Money serves as ‘significant evidence of pre-meditation’

Tashfeen Malik and Syed Farook / AP
December 8, 2015

The bank account of San Bernardino attacker Syed Rizwan Farook received a $28,500 deposit from WebBank.com about two weeks before he and his wife Tashfeen Malik opened fire on a holiday party, an individual close to the investigation said.

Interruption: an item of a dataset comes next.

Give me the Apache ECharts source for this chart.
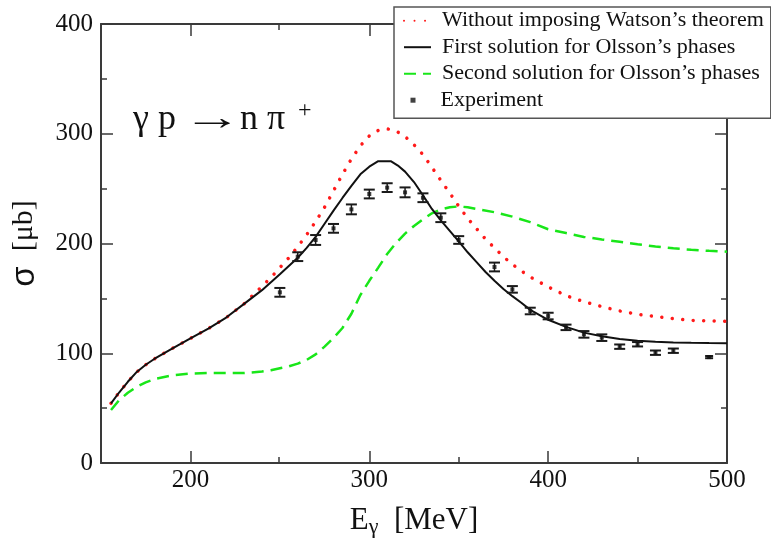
<!DOCTYPE html>
<html>
<head>
<meta charset="utf-8">
<script src="https://cdn.jsdelivr.net/npm/echarts@6/dist/echarts.min.js"></script>
<style>html,body{margin:0;padding:0;background:#fff;}#c{width:771px;height:545px;}</style>
</head>
<body>
<div id="c"></div>
<script>
// ---- data ----
var xMajorTicks = [200, 300, 400, 500];
var xMinorTicks = [250, 350, 450];
var seriesNames = ["Without imposing Watson\u2019s theorem", "First solution for Olsson\u2019s phases", "Second solution for Olsson\u2019s phases", "Experiment"];

var noWatsonX = [155.6,160,165,170,175,180,190,200,210,220,230,240,245,250,255,260,265,270,275,280,285,290,295,300,305,310,315,320,325,330,335,340,345,350,355,360,365,370,375,380,385,390,395,400,410,420,430,440,450,460,470,480,490,500];
var noWatsonY = [54.4,64,74,83,89.5,95,104.5,113.5,122.5,132.5,145,161,169,178,187,197,208,220,233,248,263,277,289,298,303,304.5,302.5,297.5,290,281,269.5,257.5,246,234,223,213.5,204,196,188,181,175,169.5,165,160.5,152.5,147,142.5,138.5,135.5,133.5,131.5,130,129.5,129];

var firstX = [155.6,160,165,170,175,180,190,200,210,220,230,240,250,260,265,270,275,280,285,290,295,300,305,312,316,320,325,330,335,340,345,350,355,360,365,370,375,380,385,390,400,410,420,430,440,450,460,470,480,490,500];
var firstY = [54.4,64,74,83,89.5,95,104.5,113.5,122.5,132.5,145,157.5,172,187,196,206,218,230,241.5,252.5,263,270,275,275,271,265.5,256,244,231.5,221,211.5,202,192,183,174,166,158.5,152,146,139.5,130.5,124,118.8,115.5,113,111.4,110.4,109.8,109.5,109.3,109.2];

var secondX = [155.6,160,165,170,175,180,190,200,210,220,230,240,245,250,255,260,265,270,275,280,285,290,295,300,305,310,315,320,325,330,335,340,345,350,355,360,370,380,390,400,410,420,430,440,450,460,470,480,490,500];
var secondY = [48.3,57,64,69.5,73.5,76.5,80,81.5,82,82,82,83.3,84.5,86.3,88,90.5,94,99,106,114,123,136,153,166,178,190.5,200.5,209,216,222,227.5,231,233,233.8,233,231.5,228.5,224.5,219.5,213,209.5,206,203.7,201.5,199.3,197.3,195.6,194.3,193.3,192.5];

var expX   = [250,260,270,280,290,300,310,320,330,340,350,370,380,390,400,410,420,430,440,450,460,470,490];
var expY   = [155.5,188,203.2,213.8,231.1,245.1,250.9,246.6,241.7,223.5,203.2,178.6,158.2,138.5,133.9,123.6,117.2,114.2,106,108.2,100.5,102.3,96.5];
var expErr = [4,4,4.5,4,4.5,4,4,4.5,4,4,3.5,4,3,3,3,2.5,3,3,2,2,2,2,1];

// ---- build ----
function zip(a, b) { return a.map(function (v, i) { return [v, b[i]]; }); }
function zip3(a, b, c) { return a.map(function (v, i) { return [v, b[i], c[i]]; }); }

var SERIF = "Liberation Serif";
var AX = "#3a3a3a";

var chart = echarts.init(document.getElementById('c'), null, {renderer: 'canvas'});

var gridRect = {left: 100, top: 24, right: 44, bottom: 82};

function errRender(params, api) {
  var x = api.value(0), y = api.value(1), e = api.value(2);
  var lo = api.coord([x, y - e]), hi = api.coord([x, y + e]);
  var hw = e > 1.5 ? 5.5 : 4;
  var st = {stroke: '#1a1a1a', lineWidth: 2};
  return {type: 'group', children: [
    {type: 'line', shape: {x1: lo[0], y1: lo[1], x2: hi[0], y2: hi[1]}, style: {stroke: '#1a1a1a', lineWidth: 1.5}},
    {type: 'line', shape: {x1: lo[0] - hw, y1: lo[1], x2: lo[0] + hw, y2: lo[1]}, style: st},
    {type: 'line', shape: {x1: hi[0] - hw, y1: hi[1], x2: hi[0] + hw, y2: hi[1]}, style: st}
  ]};
}

var option = {
  animation: false,
  backgroundColor: '#fff',
  grid: [
    Object.assign({}, gridRect),
    Object.assign({}, gridRect)
  ],
  xAxis: [
    {gridIndex: 0, type: 'value', min: 150, max: 500, position: 'bottom',
     axisLine: {show: true, onZero: false, lineStyle: {color: AX, width: 2}},
     axisTick: {show: true, inside: true, length: 12, customValues: xMajorTicks, lineStyle: {color: AX, width: 1.5}},
     axisLabel: {show: true, customValues: xMajorTicks, margin: 5, fontFamily: SERIF, fontSize: 25, color: '#111'},
     splitLine: {show: false},
     name: '{e|E}{g|\u03b3}{e|  [MeV]}', nameLocation: 'middle', nameGap: 41,
     nameTextStyle: {fontFamily: SERIF, fontSize: 31, color: '#111',
       rich: {e: {fontFamily: SERIF, fontSize: 31, color: '#111'}, g: {fontFamily: SERIF, fontSize: 22, color: '#111', padding: [12, 0, 0, 0]}}}},
    {gridIndex: 0, type: 'value', min: 150, max: 500, position: 'top',
     axisLine: {show: true, onZero: false, lineStyle: {color: AX, width: 2}},
     axisTick: {show: true, inside: true, length: 12, customValues: xMajorTicks, lineStyle: {color: AX, width: 1.5}},
     axisLabel: {show: false}, splitLine: {show: false}},
    {gridIndex: 1, type: 'value', min: 150, max: 500, position: 'bottom',
     axisLine: {show: false, onZero: false},
     axisTick: {show: true, inside: true, length: 6, customValues: xMinorTicks, lineStyle: {color: AX, width: 1.5}},
     axisLabel: {show: false}, splitLine: {show: false}},
    {gridIndex: 1, type: 'value', min: 150, max: 500, position: 'top',
     axisLine: {show: false, onZero: false},
     axisTick: {show: true, inside: true, length: 6, customValues: xMinorTicks, lineStyle: {color: AX, width: 1.5}},
     axisLabel: {show: false}, splitLine: {show: false}}
  ],
  yAxis: [
    {gridIndex: 0, type: 'value', min: 0, max: 400, interval: 100, position: 'left',
     axisLine: {show: true, onZero: false, lineStyle: {color: AX, width: 2}},
     axisTick: {show: true, inside: true, length: 12, lineStyle: {color: AX, width: 1.5}},
     minorTick: {show: true, splitNumber: 2, length: 6, lineStyle: {color: AX, width: 1.5}},
     axisLabel: {show: true, margin: 8, fontFamily: SERIF, fontSize: 25, color: '#111'},
     splitLine: {show: false}, minorSplitLine: {show: false},
     name: '{s|\u03c3}{t|  [\u03bcb]}', nameLocation: 'middle', nameGap: 60, nameRotate: 90,
     nameTextStyle: {fontFamily: SERIF, fontSize: 30, color: '#111',
       rich: {s: {fontFamily: 'Liberation Sans', fontSize: 33, color: '#111'}, t: {fontFamily: SERIF, fontSize: 30, color: '#111'}}}},
    {gridIndex: 0, type: 'value', min: 0, max: 400, interval: 100, position: 'right',
     axisLine: {show: true, onZero: false, lineStyle: {color: AX, width: 2}},
     axisTick: {show: true, inside: true, length: 12, lineStyle: {color: AX, width: 1.5}},
     minorTick: {show: true, splitNumber: 2, length: 6, lineStyle: {color: AX, width: 1.5}},
     axisLabel: {show: false}, splitLine: {show: false}},
    {gridIndex: 1, type: 'value', min: 0, max: 400, show: false}
  ],
  legend: [
    {left: 394, top: 7, orient: 'vertical', align: 'left',
     padding: [2.7, 7, 33.6, 9], itemGap: 4.5, itemWidth: 27, itemHeight: 14,
     backgroundColor: '#fff', borderColor: '#555', borderWidth: 1.5,
     itemStyle: {opacity: 0},
     data: seriesNames.slice(0, 3),
     textStyle: {fontFamily: SERIF, fontSize: 22, lineHeight: 22, color: '#111', padding: [0, 0, 0, 6]},
     z: 10},
    {left: 410.5, top: 89.2, orient: 'vertical', align: 'left', padding: 0,
     itemWidth: 5, itemHeight: 5,
     data: [seriesNames[3]],
     textStyle: {fontFamily: SERIF, fontSize: 22, lineHeight: 22, color: '#111', padding: [0, 0, 0, 20]},
     z: 11}
  ],
  graphic: [
    {type: 'text', left: 133, top: 102, z: 5,
     style: {text: '\u03b3 p', font: '36px "Liberation Serif"', fill: '#111'}},
    {type: 'text', left: 183, top: 102, z: 5, scaleX: 1.65,
     style: {text: '\u2192', font: '36px "Liberation Serif"', fill: '#111'}},
    {type: 'text', left: 240, top: 102, z: 5,
     style: {text: 'n \u03c0', font: '36px "Liberation Serif"', fill: '#111'}},
    {type: 'text', left: 298, top: 99, z: 5,
     style: {text: '+', font: '24px "Liberation Serif"', fill: '#111'}}
  ],
  series: [
    {name: seriesNames[0], type: 'line', data: zip(noWatsonX, noWatsonY), symbol: 'none', smooth: false,
     lineStyle: {color: '#ff1a1a', width: 3.5, type: [0.01, 10.5], cap: 'round'}, itemStyle: {color: '#ff1a1a'}, z: 3},
    {name: seriesNames[1], type: 'line', data: zip(firstX, firstY), symbol: 'none', smooth: false,
     lineStyle: {color: '#111', width: 2}, itemStyle: {color: '#111'}, z: 4},
    {name: seriesNames[2], type: 'line', data: zip(secondX, secondY), symbol: 'none', smooth: false,
     lineStyle: {color: '#19e619', width: 2.5, type: [12, 7]}, itemStyle: {color: '#19e619'}, z: 3},
    {name: seriesNames[3], type: 'scatter', data: zip(expX, expY), symbol: 'rect', symbolSize: 4,
     itemStyle: {color: '#111'}, z: 6},
    {name: 'errors', type: 'custom', data: zip3(expX, expY, expErr), renderItem: errRender,
     encode: {x: 0, y: 1}, z: 5}
  ]
};
chart.setOption(option);
</script>
</body>
</html>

Officials, who are investigating the shooting as an act of terrorism, believe that the deposit is further evidence that the attack was premeditated.

Fox News reported:

The deposit came via Utah-based WebBank.com [on or around Nov. 18], which describes itself as "a leading provider of national consumer and commercial private-label and bank card financing programs" on a nationwide basis. On or about Nov.20, Fox News is told Farook converted $10,000 to cash, and withdrew the money at a Union Bank branch in San Bernardino. Afterwards, in the days before the shooting, there were at least three transfers of $5,000 that appear to be to Farook’s mother. The loan and large cash withdrawal were described to Fox News by the source as "significant evidence of pre-meditation," and further undercut the premise that an argument at the Christmas party on Dec. 2 led to the shooting.

Federal investigators are currently probing whether the deposit was made as a result of a loan taken out by Farook. The sum was more than double what Farook earned in a year--$53,000--as a health inspector for San Bernardino County.

Investigators are also trying to determine if the $10,000 Farook withdrew from the bank account was used to pay back Enrique Marquez, who purchased the rifles Farook and Malik used to kill 14 people and wound 21 others last Wednesday.

Representatives for WebBank.com refused to answer questions about the deposit. A spokesman for Union Bank said that the bank is working with the FBI and "cooperating to the full extent of the law with the agencies conducting investigations into this tragedy."

The FBI has been investigating the shooting as an act of terrorism since finding evidence Farook had contact with Islamic extremists and that Malik had pledged allegiance to the Islamic State on social media.

Yesterday, the FBI said that both attackers had been radicalized "for some time." Both Farook and Malik died in a firefight with police after fleeing the site of the shooting.